12. The method of claim 11, further comprising enabling the user to
access documentation regarding minimum equipment list items
affecting the final calculation of the aircraft performance
parameters via one or more hyperlinks.
13. The method of claim 11, wherein retrieving the deferred item
list comprises requesting and receiving the deferred item list from
an electronic logbook.
14. The method of claim 11, wherein retrieving the deferred item
list comprises accessing a common database storing the deferred
item list.
15. The method of claim 14, wherein the common database is
periodically updated by an electronic logbook.
16. The method of claim 11, wherein the deferred item list is
generated based on inputs received from at least one of flight crew
members, grounds crew members, and maintenance personnel.
17. The method of claim 11, wherein the performance parameters
comprise at least one of takeoff decision speed, rotation speed,
and climbout speed.
18. A machine readable medium comprising machine readable
instructions for causing a computer to perform a method for
calculating aircraft performance parameters, the method comprising:
performing a first calculation of the aircraft performance
parameters; retrieving a deferred item list from previous
maintenance performed on the aircraft; evaluating the impact of the
deferred item list on the first calculation of the aircraft
performance parameters; adjusting the first calculation based on
the deferred item list providing a final calculation of the
aircraft performance parameters; and displaying the final
calculation of the aircraft performance parameters to a user.
19. The machine readable medium of claim 18, wherein the method
further comprises enabling the user to access documentation
regarding minimum equipment list items affecting the final
calculation of the aircraft performance parameters via one or more
hyperlinks.
20. The machine readable medium of claim 18, wherein retrieving the
deferred item list comprises requesting and receiving the deferred
item list from an electronic logbook.
21. The machine readable medium of claim 18, wherein retrieving the
deferred item list comprises accessing a common database storing
the deferred item list.
22. An aircraft comprising a programmable electronic flight bag
system for collecting, transmitting, and interfacing flight data,
the programmable electronic flight bag system comprising: a display
screen programmable for displaying information pertaining to flying
and maintaining the aircraft; computing means operatively connected
to the display screen, the computing means having a plurality of
input means; data collection means for gathering raw data including
at least one of deferred maintenance items, runway conditions and
obstacle height, flight data, flight management computer data,
weather data mapping, air traffic, airport gate and taxiway data;
electronic document browser means for accessing and displaying
information electronically stored in the electronic flight bag
system; electronic logbook means capable of receiving and storing
equipment failures of the aircraft; and performance application
means for calculating takeoff parameters, taking into account at
least one of deferred maintenance items and crew-entered
parameters.
23. The aircraft of claim 22, further comprising a radio interface
operatively connected to the computing means for forming an uplink
and a downlink between said aircraft and a ground based control
station, the radio interface transmitting real time flight data
including at least one of aircraft operational data, security data
and video data.
24. The electronic flight bag of claim 1, wherein said electronic
logbook comprises an electronic database.

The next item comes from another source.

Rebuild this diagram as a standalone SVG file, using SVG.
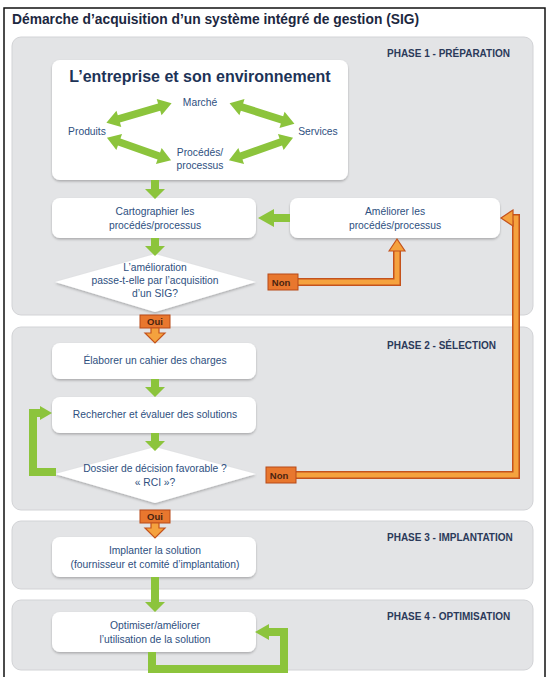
<svg xmlns="http://www.w3.org/2000/svg" width="547" height="677" viewBox="0 0 547 677">
<defs>
<style>
text{font-family:"Liberation Sans",Arial,sans-serif}
.title{font-size:13.8px;font-weight:bold;fill:#1c2740}
.phase{font-size:10px;font-weight:bold;fill:#2b3a5a}
.panel{fill:#e3e4e6;stroke:#d2d3d6;stroke-width:1}
.box{fill:#ffffff;filter:url(#sh)}
.t{font-size:10.3px;fill:#2e4f80;text-anchor:middle}
.big{font-size:16px;font-weight:bold;fill:#1d3357;text-anchor:middle}
.g{fill:#8cc43c}
.gl{fill:none;stroke:#8cc43c;stroke-width:8;stroke-linejoin:miter}
.ol{fill:none;stroke:#c4521c;stroke-width:8;stroke-linejoin:miter}
.oi{fill:none;stroke:#f5a23e;stroke-width:5;stroke-linejoin:miter}
.oh{fill:#f5a23e;stroke:#c4521c;stroke-width:1.2}
.lab{fill:#e8772e;stroke:#b84a18;stroke-width:1}
.lt{font-size:9.5px;font-weight:bold;fill:#4a2410;text-anchor:middle}
</style>
<filter id="sh" x="-10%" y="-10%" width="120%" height="130%">
<feDropShadow dx="0" dy="1.5" stdDeviation="1.2" flood-color="#000" flood-opacity="0.25"/>
</filter>
<polygon id="dbl" points="-34,0 -21,-8.5 -21,-3.8 21,-3.8 21,-8.5 34,0 21,8.5 21,3.8 -21,3.8 -21,8.5"/>
</defs>
<rect x="0" y="0" width="547" height="677" fill="#ffffff"/>
<rect x="4" y="8" width="541" height="672" fill="none" stroke="#111" stroke-width="1.5"/>
<text class="title" x="12" y="24">Démarche d’acquisition d’un système intégré de gestion (SIG)</text>

<g id="phase1"><rect class="panel" x="12" y="37" width="521" height="278" rx="9"/><text class="phase" x="387" y="57">PHASE 1 - PRÉPARATION</text></g>
<g id="phase2"><rect class="panel" x="12" y="327" width="521" height="183" rx="9"/><text class="phase" x="387" y="349">PHASE 2 - SÉLECTION</text></g>
<g id="phase3"><rect class="panel" x="12" y="521" width="521" height="68" rx="9"/><text class="phase" x="387" y="541">PHASE 3 - IMPLANTATION</text></g>
<g id="phase4"><rect class="panel" x="12" y="600" width="521" height="70" rx="9"/><text class="phase" x="387" y="620">PHASE 4 - OPTIMISATION</text></g>

<g id="entreprise">
<rect class="box" x="52" y="60" width="296" height="120" rx="8"/>
<text class="big" x="200" y="82">L’entreprise et son environnement</text>
<text class="t" x="200" y="106" font-size="9">Marché</text>
<text class="t" x="87" y="135" font-size="9">Produits</text>
<text class="t" x="318" y="135" font-size="9">Services</text>
<text class="t" x="200" y="156" font-size="9">Procédés/</text>
<text class="t" x="200" y="169" font-size="9">processus</text>
<use href="#dbl" class="g" transform="translate(139,113) rotate(-16.5)"/>
<use href="#dbl" class="g" transform="translate(262,113.5) rotate(17.5)"/>
<use href="#dbl" class="g" transform="translate(139,149) rotate(19.5)"/>
<use href="#dbl" class="g" transform="translate(261,149) rotate(-19.5)"/>
</g>

<g id="cartographier"><rect class="box" x="52" y="198" width="204" height="40" rx="8"/><text class="t" x="155" y="215">Cartographier les</text><text class="t" x="155" y="229">procédés/processus</text></g>
<g id="ameliorer"><rect class="box" x="290" y="198" width="210" height="40" rx="8"/><text class="t" x="395" y="215">Améliorer les</text><text class="t" x="395" y="229">procédés/processus</text></g>
<g id="decision1"><polygon class="box" points="155,254 256,282 155,312 55,282"/><text class="t" x="155" y="271">L’amélioration</text><text class="t" x="155" y="284">passe-t-elle par l’acquisition</text><text class="t" x="155" y="297">d’un SIG?</text></g>
<g id="elaborer"><rect class="box" x="52" y="343" width="204" height="36" rx="8"/><text class="t" x="155" y="364">Élaborer un cahier des charges</text></g>
<g id="rechercher"><rect class="box" x="52" y="397" width="204" height="36" rx="8"/><text class="t" x="155" y="418">Rechercher et évaluer des solutions</text></g>
<g id="decision2"><polygon class="box" points="155,447 256,474 155,503 55,474"/><text class="t" x="155" y="472">Dossier de décision favorable ?</text><text class="t" x="155" y="486">« RCI »?</text></g>
<g id="implanter"><rect class="box" x="52" y="537" width="204" height="40" rx="8"/><text class="t" x="155" y="554">Implanter la solution</text><text class="t" x="155" y="568">(fournisseur et comité d’implantation)</text></g>
<g id="optimiser"><rect class="box" x="52" y="612" width="204" height="40" rx="8"/><text class="t" x="155" y="629">Optimiser/améliorer</text><text class="t" x="155" y="643">l’utilisation de la solution</text></g>

<g id="connectors">
<polygon class="g" points="151,180 159,180 159,189 165,189 155,199 145,189 151,189"/>
<polygon class="g" points="151,238 159,238 159,246 165,246 155,256 145,246 151,246"/>
<polygon class="g" points="290,214 274,214 274,209 258,218 274,227 274,222 290,222"/>
<polygon class="g" points="151,379 159,379 159,387 165,387 155,397 145,387 151,387"/>
<polygon class="g" points="151,433 159,433 159,441 165,441 155,451 145,441 151,441"/>
<polygon class="g" points="151,577 159,577 159,602 165,602 155,612 145,602 151,602"/>
<polyline class="gl" points="56,472 33,472 33,413 42,413"/>
<polygon class="g" points="40,406 52,413 40,420"/>
<polyline class="gl" points="152,652 152,669 284,669 284,632 268,632"/>
<polygon class="g" points="269,624 255,632 269,640"/>

<polyline class="ol" points="296,282 397,282 397,250"/>
<polyline class="oi" points="296,282 397,282 397,250"/>
<polygon class="oh" points="389,251 397,239 405,251"/>
<polyline class="ol" points="296,475 516,475 516,218 512,218"/>
<polyline class="oi" points="296,475 516,475 516,218 512,218"/>
<polygon class="oh" points="513,210 501,218 513,226"/>

<rect class="lab" x="268" y="274" width="30" height="16"/><text class="lt" x="281" y="286">Non</text>
<rect class="lab" x="266" y="467" width="30" height="16"/><text class="lt" x="279" y="479">Non</text>

<rect class="lab" x="140" y="315" width="30" height="13"/><text class="lt" x="155" y="325">Oui</text>
<polygon class="oh" points="151,328 159,328 159,333 165,333 155,343 145,333 151,333"/>
<rect class="lab" x="140" y="510" width="30" height="13"/><text class="lt" x="155" y="520">Oui</text>
<polygon class="oh" points="151,523 159,523 159,528 165,528 155,538 145,528 151,528"/>
</g>
</svg>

25. The electronic flight bag of claim 1, wherein the list of
deferred maintenance items includes one or more minimum equipment
list items.
26. The electronic flight bag of claim 1, wherein the electronic
document browser module comprises an electronic document browser
database.
27. The electronic flight bag of claim 26, wherein the electronic
document browser database is configured to store documentation
regarding one or more minimum equipment list items in the list of
deferred maintenance items.
28. The method of claim 11, wherein said deferred item list
comprises a plurality of minimum equipment list items.
29. The method of claim 11, wherein said deferred item list is
compiled by an electronic logbook.
30. The method of claim 11, wherein the final calculation is based
on the adjusted calculation.
31. The machine readable medium of claim 18, wherein said deferred
item list comprises a plurality of minimum equipment list
items.
32. The machine readable medium of claim 18, wherein said deferred
item list is from a database compiled by an electronic logbook.
Description
BACKGROUND
The present application relates generally to aircraft and, more
specifically, to computer applications implemented on aircraft.
The calculation of takeoff performance parameters affects both the
safety and the economics of airline operations. Examples of such
takeoff parameters include takeoff decision speed, rotation speed,
and climbout speed. Current methods for calculating these
parameters involve manual calculations by the flight crew. In some
cases, flight crew members manually calculate takeoff parameters
using traditional paper documentation, and manually derive
modifications necessary for deferred maintenance items and runway
conditions. In other cases, the flight management computer (FMC)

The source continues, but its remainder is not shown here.